New research reveals how antibodies generated early in an immune response can influence which B cells continue to mature in germinal centres, the sites where high-affinity antibodies are refined (Figure 1).
Using an mRNA-based immunogen displaying three conserved HIV-1 envelope epitopes, researchers tracked B cells engineered to recognize specific targets with defined binding strengths. They found that B cells with higher-affinity receptors did not necessarily dominate the response for long. Instead, these high-affinity cells exited germinal centres more quickly than lower-affinity competitors.

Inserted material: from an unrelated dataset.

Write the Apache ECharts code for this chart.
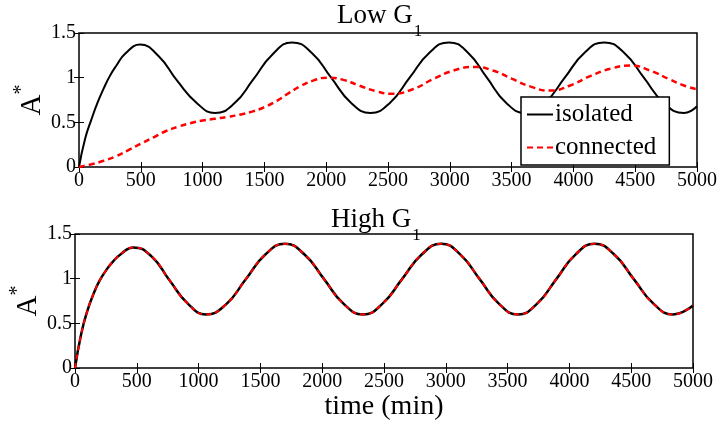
<!DOCTYPE html>
<html>
<head>
<meta charset="utf-8">
<script src="https://cdn.jsdelivr.net/npm/echarts@6/dist/echarts.min.js"></script>
<style>
html,body{margin:0;padding:0;background:#fff;}
#chart{width:718px;height:426px;}
</style>
</head>
<body>
<div id="chart"></div>
<script>
// Low G1 panel
var lowIsolatedTime  = [0,50,100,150,200,250,300,375,494,645,797,950,1100,1255,1410,1565,1723,1882,2040,2200,2358,2517,2675,2835,2993,3147,3300,3455,3610,3770,3930,4090,4249,4410,4570,4730,4894,5000];
var lowIsolatedValue = [0,0.32,0.53,0.72,0.88,1.02,1.13,1.27,1.37,1.24,0.96,0.72,0.605,0.71,0.98,1.26,1.395,1.28,1.0,0.72,0.605,0.72,1.0,1.28,1.395,1.28,1.0,0.72,0.605,0.72,1.0,1.28,1.395,1.28,1.0,0.72,0.605,0.68];

var lowConnectedTime  = [0,100,200,300,400,500,600,700,800,900,1000,1100,1200,1300,1400,1500,1600,1700,1800,1900,2007,2140,2270,2400,2530,2700,2860,3030,3196,3350,3500,3655,3810,3970,4140,4300,4465,4620,4780,4900,5000];
var lowConnectedValue = [0,0.03,0.07,0.12,0.19,0.26,0.33,0.40,0.45,0.49,0.52,0.54,0.56,0.585,0.62,0.67,0.74,0.83,0.91,0.97,1.0,0.975,0.91,0.85,0.82,0.87,0.98,1.08,1.12,1.08,0.99,0.90,0.855,0.91,1.02,1.10,1.135,1.08,0.98,0.91,0.87];

// High G1 panel
var highIsolatedTime  = [0,50,100,150,200,250,300,375,472,619,766,913,1060,1220,1380,1540,1699,1857,2015,2172,2330,2488,2646,2805,2963,3118,3274,3429,3584,3739,3894,4049,4204,4363,4521,4680,4838,5000];
var highIsolatedValue = [0,0.38,0.64,0.83,0.98,1.09,1.18,1.28,1.35,1.25,0.98,0.72,0.60,0.71,0.99,1.27,1.39,1.27,0.995,0.72,0.60,0.72,0.995,1.27,1.39,1.27,0.995,0.72,0.60,0.72,0.995,1.27,1.39,1.27,0.995,0.72,0.60,0.70];

var highConnectedTime  = [0,50,100,150,200,250,300,375,472,619,766,913,1060,1220,1380,1540,1699,1857,2015,2172,2330,2488,2646,2805,2963,3118,3274,3429,3584,3739,3894,4049,4204,4363,4521,4680,4838,5000];
var highConnectedValue = [0,0.38,0.64,0.83,0.98,1.09,1.18,1.28,1.35,1.25,0.98,0.72,0.60,0.71,0.99,1.27,1.39,1.27,0.995,0.72,0.60,0.72,0.995,1.27,1.39,1.27,0.995,0.72,0.60,0.72,0.995,1.27,1.39,1.27,0.995,0.72,0.60,0.70];

var seriesNames = ['isolated', 'connected'];
var panelTitles = ['Low G', 'High G'];
var xTitle = 'time (min)';

function pairs(ts, vs){ return ts.map(function(t,i){ return [t, vs[i]]; }); }

var FONT = 'Liberation Serif';

function xAx(grid, pos, withLabels, extra){
  var a = {
    type:'value', gridIndex:grid, position:pos, min:0, max:5000, interval:500,
    axisLine:{show:false},
    axisTick:{show:true, inside:true, length:5, lineStyle:{color:'#000', width:1}},
    axisLabel:{show:withLabels, fontSize:20, fontFamily:FONT, color:'#000', margin:4,
      formatter:function(v){ return String(v); }},
    splitLine:{show:false}
  };
  for (var k in (extra||{})) a[k]=extra[k];
  return a;
}
function yAx(grid, pos, withLabels, extra){
  var a = {
    type:'value', gridIndex:grid, position:pos, min:0, max:1.5, interval:0.5,
    axisLine:{show:false},
    axisTick:{show:true, inside:true, length:5, lineStyle:{color:'#000', width:1}},
    axisLabel:{show:withLabels, fontSize:20, fontFamily:FONT, color:'#000', margin:3,
      formatter:function(v){ return String(v); }},
    splitLine:{show:false}
  };
  for (var k in (extra||{})) a[k]=extra[k];
  return a;
}
function yName(){
  return {
    name:'{a|A}{s|*}', nameLocation:'middle', nameGap:32, nameRotate:90, nameMoveOverlap:false,
    nameTextStyle:{
      fontSize:28, fontFamily:FONT, color:'#000',
      rich:{
        a:{fontSize:29, fontFamily:FONT, color:'#000', lineHeight:35, verticalAlign:'bottom'},
        s:{fontSize:20, fontFamily:FONT, color:'#000', lineHeight:16, verticalAlign:'top'}
      }
    }
  };
}
function titleRich(){
  return {
    fontSize:27, fontWeight:'normal', fontFamily:FONT, color:'#000',
    rich:{
      m:{fontSize:27, fontFamily:FONT, color:'#000', lineHeight:28, verticalAlign:'top'},
      s:{fontSize:17, fontFamily:FONT, color:'#000', lineHeight:38, verticalAlign:'bottom', padding:[0,0,0,1]}
    }
  };
}

var chart = echarts.init(document.getElementById('chart'), null, {renderer:'canvas'});
chart.setOption({
  backgroundColor:'#fff',
  animation:false,
  title:[
    {text: '{m|' + panelTitles[0] + '}{s|1}', left:337, top:2, textStyle:titleRich(), padding:0},
    {text: '{m|' + panelTitles[1] + '}{s|1}', left:331, top:206, textStyle:titleRich(), padding:0}
  ],
  legend:{
    data:seriesNames, orient:'vertical', left:521, top:97,
    backgroundColor:'#fff', borderColor:'#000', borderWidth:1.5, borderRadius:0,
    padding:[5,13,5,5], itemGap:8, itemWidth:26, itemHeight:14,
    itemStyle:{color:'rgba(0,0,0,0)', borderWidth:0, opacity:0},
    textStyle:{fontSize:25, fontFamily:FONT, color:'#000', padding:[0,0,0,-3]},
    z:10
  },
  grid:[
    {left:79, top:33, width:618, height:134, show:true, borderColor:'#000', borderWidth:1.5,
      backgroundColor:'transparent', outerBoundsMode:'none', containLabel:false},
    {left:75, top:234, width:618, height:134, show:true, borderColor:'#000', borderWidth:1.5,
      backgroundColor:'transparent', outerBoundsMode:'none', containLabel:false}
  ],
  xAxis:[
    xAx(0,'bottom',true),
    xAx(0,'top',false),
    xAx(1,'bottom',true,{name:xTitle, nameLocation:'middle', nameGap:25, nameMoveOverlap:false,
      nameTextStyle:{fontSize:28, fontFamily:FONT, color:'#000'}}),
    xAx(1,'top',false)
  ],
  yAxis:[
    yAx(0,'left',true,yName()),
    yAx(0,'right',false),
    yAx(1,'left',true,yName()),
    yAx(1,'right',false)
  ],
  series:[
    {name:seriesNames[0], type:'line', xAxisIndex:0, yAxisIndex:0, data:pairs(lowIsolatedTime, lowIsolatedValue),
      symbol:'none', smooth:0.5, lineStyle:{color:'#000', width:2}, itemStyle:{color:'#000'}, z:2},
    {name:seriesNames[1], type:'line', xAxisIndex:0, yAxisIndex:0, data:pairs(lowConnectedTime, lowConnectedValue),
      symbol:'none', smooth:0.5, lineStyle:{color:'#ff0000', width:2.5, type:[6,4]}, itemStyle:{color:'#ff0000'}, z:3},
    {name:seriesNames[0], type:'line', xAxisIndex:2, yAxisIndex:2, data:pairs(highIsolatedTime, highIsolatedValue),
      symbol:'none', smooth:0.5, lineStyle:{color:'#000', width:2.5}, itemStyle:{color:'#000'}, z:2},
    {name:seriesNames[1], type:'line', xAxisIndex:2, yAxisIndex:2, data:pairs(highConnectedTime, highConnectedValue),
      symbol:'none', smooth:0.5, lineStyle:{color:'#ff0000', width:2, type:[5,4]}, itemStyle:{color:'#ff0000'}, z:3}
  ]
});
</script>
</body>
</html>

Importantly, competition occurred within individual epitopes. When multiple B cell clones targeted the same epitope, higher-affinity clones suppressed the expansion of lower-affinity counterparts. However, this dominance was tempered by a local feedback mechanism: antibodies produced by nearby plasma cells accumulated in lymph nodes and fed back into germinal centres. This local IgG limited further affinity escalation within a given epitope, effectively setting both lower and upper thresholds for selection.
The study suggests that early, locally produced antibodies regulate germinal centre dynamics by preventing runaway affinity maturation against a single epitope. This self-limiting mechanism may promote broader immune responses by redirecting B cell selection toward alternative epitopes, a process known as epitope spreading.
These findings provide new insight into how antibody feedback shapes vaccine responses and could inform the design of next-generation mRNA vaccines aimed at eliciting broad, durable immunity.
Journal article: Yan, Y., et al. 2026. Local antibody feedback enforces a checkpoint on affinity maturation in the germinal center and promotes epitope spreading. Immunity.